- Dataset excerpt:
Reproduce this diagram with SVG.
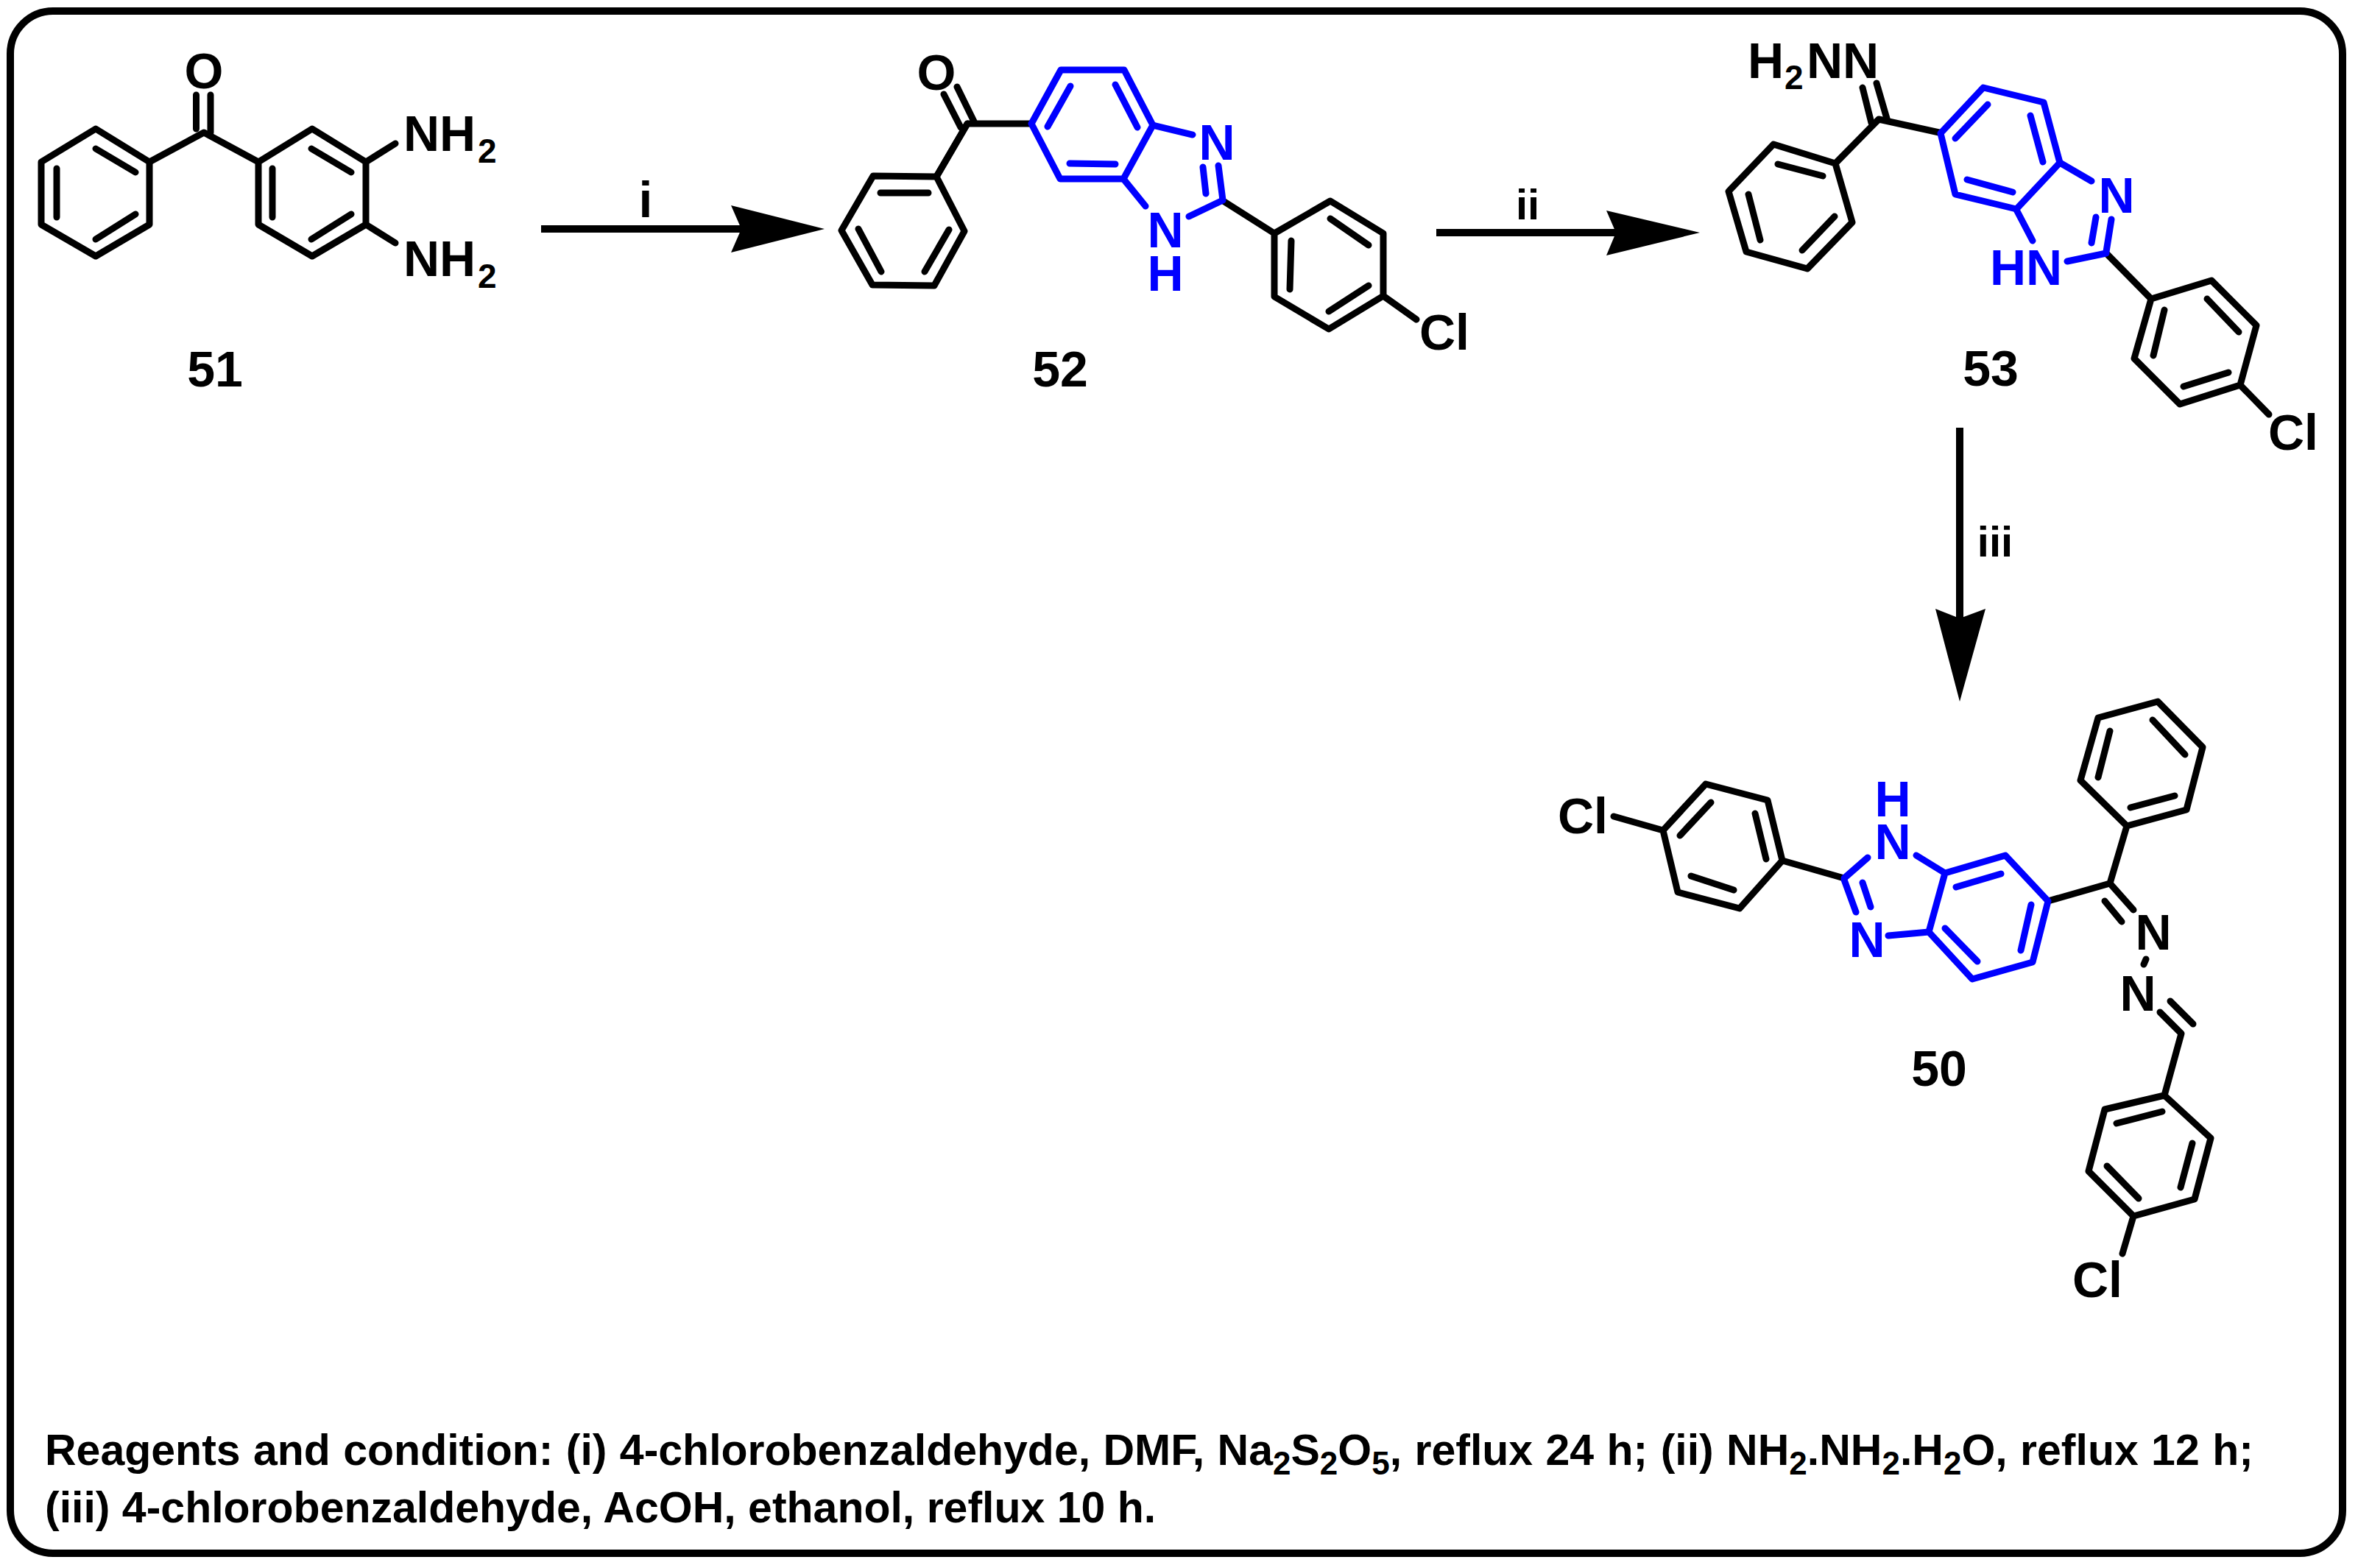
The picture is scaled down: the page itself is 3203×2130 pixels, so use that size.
<svg xmlns="http://www.w3.org/2000/svg" width="3203" height="2130" viewBox="0 0 3203 2130">
<style>
text{font-family:"Liberation Sans",Arial,sans-serif;font-weight:bold;fill:#000}
.a{font-size:68px}
.s{font-size:46px}
.l{font-size:68px}
.r{font-size:59px}
.u{font-size:44px}
.c{text-anchor:middle}
.b text{fill:#00f}
.k,.b path,.k path{fill:none;stroke:#000;stroke-width:9;stroke-linecap:round;stroke-linejoin:round}
.b path{stroke:#00f}
.arrow{stroke:#000;stroke-width:10;fill:none}
.head{fill:#000;stroke:none}
</style>
<rect id="frame" x="14" y="15" width="3168" height="2095" rx="58" ry="58" fill="#fff" stroke="#000" stroke-width="10"/>
<g id="connectors">
<path class="arrow" d="M735 311H1010"/><path class="head" d="M993 279L1120 311L993 343L1007 311Z"/>
<path class="arrow" d="M1951 316H2195"/><path class="head" d="M2182 286L2309 316L2182 347L2195 316Z"/>
<path class="arrow" d="M2662 581V840"/><path class="head" d="M2629 827L2662 953L2697 827L2662 840Z"/>
<text class="l c" x="877" y="295">i</text>
<text class="c" x="2075" y="298" style="font-size:58px">ii</text>
<text class="c" x="2710" y="756" style="font-size:58px">iii</text>
</g>
<g id="mol51">
<g class="k"><path d="M130 175L203 220V305L130 348L56 305V220ZM130 202L184 234M184 291L130 325M77 229V295"/>
<path d="M203 220L277 180L351 220L424 175L497 220V305L424 348L351 305V220M423 202L477 234M477 291L423 325M370 229V295"/>
<path d="M266.500 129V175M286 129V180M497 220L537 195M497 305L537 330"/></g>
<text class="a c" x="277" y="120">O</text>
<text class="a" x="548" y="205">NH</text><text class="s" x="649" y="221">2</text>
<text class="a" x="548" y="375">NH</text><text class="s" x="649" y="391">2</text>
<text class="l c" x="292" y="525">51</text>
</g>
<g id="mol52">
<g class="k"><path d="M1401 168H1314L1272 240L1186 239L1143 313L1185 387L1269 388L1310 314L1272 240M1196 262H1261M1166 311L1197 369M1289 312L1256 369"/>
<path d="M1314 168L1272 240M1305 173L1282 128M1323 165L1300 118"/>
<path d="M1660 272L1731 317L1807 273L1879 317V402L1805 447L1731 403V317M1807 297L1859 333M1754 327L1752 393M1859 388L1805 423M1879 402L1924 434"/></g>
<g class="b"><path d="M1401 168L1441 95H1527L1566 170L1526 243H1440ZM1454 117L1423 172M1515 115L1545 173M1453 222L1515 223"/>
<path d="M1566 170L1620 183M1655 225L1661 272M1634 227L1638 263M1661 272L1615 294M1526 243L1556 280"/>
<text class="a c" x="1653" y="217">N</text><text class="a c"><tspan x="1583" y="336">N</tspan><tspan x="1583" y="395">H</tspan></text></g>
<text class="a c" x="1272" y="122">O</text>
<text class="a" x="1928" y="475">Cl</text>
<text class="l c" x="1440" y="525">52</text>
</g>
<g id="mol53">
<g class="k"><path d="M2634 180L2552 162L2493 222L2409 196L2348 260L2372 342L2455 365L2516 302L2493 222M2415 223L2476 239M2375 264L2391 326M2492 294L2448 340"/>
<path d="M2549 113L2563 161M2530 119L2542 167"/>
<path d="M2861 344L2922 406L3004 381L3065 442L3043 523L2961 549L2899 487L2922 406M2998 406L3041 451M2940 421L2925 483M2966 525L3027 506M3043 523L3082 563"/></g>
<g class="b"><path d="M2636 181L2694 119L2776 139L2798 221L2739 284L2656 264ZM2700 142L2656 188M2758 157L2775 220M2672 244L2734 261"/>
<path d="M2798 221L2841 246M2739 285L2761 327M2868 298L2861 342M2847 295L2841 330M2861 344L2808 355"/>
<text class="a c" x="2875" y="289">N</text><text class="a" x="2703" y="387">HN</text></g>
<text class="a" x="2374" y="106">H</text><text class="s" x="2424" y="121">2</text><text class="a" x="2454" y="106">NN</text>
<text class="a" x="3081" y="611">Cl</text>
<text class="l c" x="2704" y="524">53</text>
</g>
<g id="mol50">
<g class="k"><path d="M2192 1109L2259 1128L2317 1065L2401 1087L2421 1169L2363 1234L2279 1212L2259 1128M2324 1090L2282 1135M2384 1105L2399 1167M2297 1190L2355 1209M2421 1169L2505 1193"/>
<path d="M2782 1224L2866 1200L2889 1122L2826 1060L2850 975L2931 953L2992 1015L2970 1100L2889 1122M2866 993L2850 1056M2924 978L2968 1025M2894 1097L2954 1081"/>
<path d="M2866 1200L2898 1236M2859 1224L2882 1252M2915 1303L2912 1310M2934 1375L2963 1404M2948 1360L2979 1391M2963 1404L2940 1488L2859 1507L2837 1591L2898 1652L2981 1629L3003 1546L2940 1488M2937 1510L2875 1526M2862 1584L2905 1628M2978 1553L2962 1613M2898 1652L2883 1703"/></g>
<g class="b"><path d="M2642 1186L2724 1162L2782 1224L2761 1307L2679 1330L2620 1266ZM2657 1205L2718 1187M2759 1229L2745 1291M2642 1261L2686 1306"/>
<path d="M2505 1193L2537 1165M2603 1162L2642 1186M2620 1266L2565 1271M2505 1195L2521 1239M2530 1199L2541 1232"/>
<text class="a c"><tspan x="2571" y="1109">H</tspan><tspan x="2571" y="1167">N</tspan></text><text class="a c" x="2536" y="1300">N</text></g>
<text class="a" x="2116" y="1132">Cl</text>
<text class="a c" x="2925" y="1290">N</text><text class="a c" x="2904" y="1373">N</text>
<text class="a" x="2815" y="1762">Cl</text>
<text class="l c" x="2634" y="1475">50</text>
</g>
<g id="caption">
<text class="r" x="61" y="1990" word-spacing="1">Reagents and condition: (i) 4-chlorobenzaldehyde, DMF, Na<tspan class="u" dy="13">2</tspan><tspan dy="-13">S</tspan><tspan class="u" dy="13">2</tspan><tspan dy="-13">O</tspan><tspan class="u" dy="13">5</tspan><tspan dy="-13">, reflux 24 h; (ii) NH</tspan><tspan class="u" dy="13">2</tspan><tspan dy="-13">.NH</tspan><tspan class="u" dy="13">2</tspan><tspan dy="-13">.H</tspan><tspan class="u" dy="13">2</tspan><tspan dy="-13">O, reflux 12 h;</tspan></text>
<text class="r" x="61" y="2068">(iii) 4-chlorobenzaldehyde, AcOH, ethanol, reflux 10 h.</text>
</g>
</svg>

- Directive: Write the material out again exactly as it appears, dropping the pictures.

- Result for this task:
Reproduce this diagram with SVG.
The picture is scaled down: the page itself is 3203×2130 pixels, so use that size.
<svg xmlns="http://www.w3.org/2000/svg" width="3203" height="2130" viewBox="0 0 3203 2130">
<style>
text{font-family:"Liberation Sans",Arial,sans-serif;font-weight:bold;fill:#000}
.a{font-size:68px}
.s{font-size:46px}
.l{font-size:68px}
.r{font-size:59px}
.u{font-size:44px}
.c{text-anchor:middle}
.b text{fill:#00f}
.k,.b path,.k path{fill:none;stroke:#000;stroke-width:9;stroke-linecap:round;stroke-linejoin:round}
.b path{stroke:#00f}
.arrow{stroke:#000;stroke-width:10;fill:none}
.head{fill:#000;stroke:none}
</style>
<rect id="frame" x="14" y="15" width="3168" height="2095" rx="58" ry="58" fill="#fff" stroke="#000" stroke-width="10"/>
<g id="connectors">
<path class="arrow" d="M735 311H1010"/><path class="head" d="M993 279L1120 311L993 343L1007 311Z"/>
<path class="arrow" d="M1951 316H2195"/><path class="head" d="M2182 286L2309 316L2182 347L2195 316Z"/>
<path class="arrow" d="M2662 581V840"/><path class="head" d="M2629 827L2662 953L2697 827L2662 840Z"/>
<text class="l c" x="877" y="295">i</text>
<text class="c" x="2075" y="298" style="font-size:58px">ii</text>
<text class="c" x="2710" y="756" style="font-size:58px">iii</text>
</g>
<g id="mol51">
<g class="k"><path d="M130 175L203 220V305L130 348L56 305V220ZM130 202L184 234M184 291L130 325M77 229V295"/>
<path d="M203 220L277 180L351 220L424 175L497 220V305L424 348L351 305V220M423 202L477 234M477 291L423 325M370 229V295"/>
<path d="M266.500 129V175M286 129V180M497 220L537 195M497 305L537 330"/></g>
<text class="a c" x="277" y="120">O</text>
<text class="a" x="548" y="205">NH</text><text class="s" x="649" y="221">2</text>
<text class="a" x="548" y="375">NH</text><text class="s" x="649" y="391">2</text>
<text class="l c" x="292" y="525">51</text>
</g>
<g id="mol52">
<g class="k"><path d="M1401 168H1314L1272 240L1186 239L1143 313L1185 387L1269 388L1310 314L1272 240M1196 262H1261M1166 311L1197 369M1289 312L1256 369"/>
<path d="M1314 168L1272 240M1305 173L1282 128M1323 165L1300 118"/>
<path d="M1660 272L1731 317L1807 273L1879 317V402L1805 447L1731 403V317M1807 297L1859 333M1754 327L1752 393M1859 388L1805 423M1879 402L1924 434"/></g>
<g class="b"><path d="M1401 168L1441 95H1527L1566 170L1526 243H1440ZM1454 117L1423 172M1515 115L1545 173M1453 222L1515 223"/>
<path d="M1566 170L1620 183M1655 225L1661 272M1634 227L1638 263M1661 272L1615 294M1526 243L1556 280"/>
<text class="a c" x="1653" y="217">N</text><text class="a c"><tspan x="1583" y="336">N</tspan><tspan x="1583" y="395">H</tspan></text></g>
<text class="a c" x="1272" y="122">O</text>
<text class="a" x="1928" y="475">Cl</text>
<text class="l c" x="1440" y="525">52</text>
</g>
<g id="mol53">
<g class="k"><path d="M2634 180L2552 162L2493 222L2409 196L2348 260L2372 342L2455 365L2516 302L2493 222M2415 223L2476 239M2375 264L2391 326M2492 294L2448 340"/>
<path d="M2549 113L2563 161M2530 119L2542 167"/>
<path d="M2861 344L2922 406L3004 381L3065 442L3043 523L2961 549L2899 487L2922 406M2998 406L3041 451M2940 421L2925 483M2966 525L3027 506M3043 523L3082 563"/></g>
<g class="b"><path d="M2636 181L2694 119L2776 139L2798 221L2739 284L2656 264ZM2700 142L2656 188M2758 157L2775 220M2672 244L2734 261"/>
<path d="M2798 221L2841 246M2739 285L2761 327M2868 298L2861 342M2847 295L2841 330M2861 344L2808 355"/>
<text class="a c" x="2875" y="289">N</text><text class="a" x="2703" y="387">HN</text></g>
<text class="a" x="2374" y="106">H</text><text class="s" x="2424" y="121">2</text><text class="a" x="2454" y="106">NN</text>
<text class="a" x="3081" y="611">Cl</text>
<text class="l c" x="2704" y="524">53</text>
</g>
<g id="mol50">
<g class="k"><path d="M2192 1109L2259 1128L2317 1065L2401 1087L2421 1169L2363 1234L2279 1212L2259 1128M2324 1090L2282 1135M2384 1105L2399 1167M2297 1190L2355 1209M2421 1169L2505 1193"/>
<path d="M2782 1224L2866 1200L2889 1122L2826 1060L2850 975L2931 953L2992 1015L2970 1100L2889 1122M2866 993L2850 1056M2924 978L2968 1025M2894 1097L2954 1081"/>
<path d="M2866 1200L2898 1236M2859 1224L2882 1252M2915 1303L2912 1310M2934 1375L2963 1404M2948 1360L2979 1391M2963 1404L2940 1488L2859 1507L2837 1591L2898 1652L2981 1629L3003 1546L2940 1488M2937 1510L2875 1526M2862 1584L2905 1628M2978 1553L2962 1613M2898 1652L2883 1703"/></g>
<g class="b"><path d="M2642 1186L2724 1162L2782 1224L2761 1307L2679 1330L2620 1266ZM2657 1205L2718 1187M2759 1229L2745 1291M2642 1261L2686 1306"/>
<path d="M2505 1193L2537 1165M2603 1162L2642 1186M2620 1266L2565 1271M2505 1195L2521 1239M2530 1199L2541 1232"/>
<text class="a c"><tspan x="2571" y="1109">H</tspan><tspan x="2571" y="1167">N</tspan></text><text class="a c" x="2536" y="1300">N</text></g>
<text class="a" x="2116" y="1132">Cl</text>
<text class="a c" x="2925" y="1290">N</text><text class="a c" x="2904" y="1373">N</text>
<text class="a" x="2815" y="1762">Cl</text>
<text class="l c" x="2634" y="1475">50</text>
</g>
<g id="caption">
<text class="r" x="61" y="1990" word-spacing="1">Reagents and condition: (i) 4-chlorobenzaldehyde, DMF, Na<tspan class="u" dy="13">2</tspan><tspan dy="-13">S</tspan><tspan class="u" dy="13">2</tspan><tspan dy="-13">O</tspan><tspan class="u" dy="13">5</tspan><tspan dy="-13">, reflux 24 h; (ii) NH</tspan><tspan class="u" dy="13">2</tspan><tspan dy="-13">.NH</tspan><tspan class="u" dy="13">2</tspan><tspan dy="-13">.H</tspan><tspan class="u" dy="13">2</tspan><tspan dy="-13">O, reflux 12 h;</tspan></text>
<text class="r" x="61" y="2068">(iii) 4-chlorobenzaldehyde, AcOH, ethanol, reflux 10 h.</text>
</g>
</svg>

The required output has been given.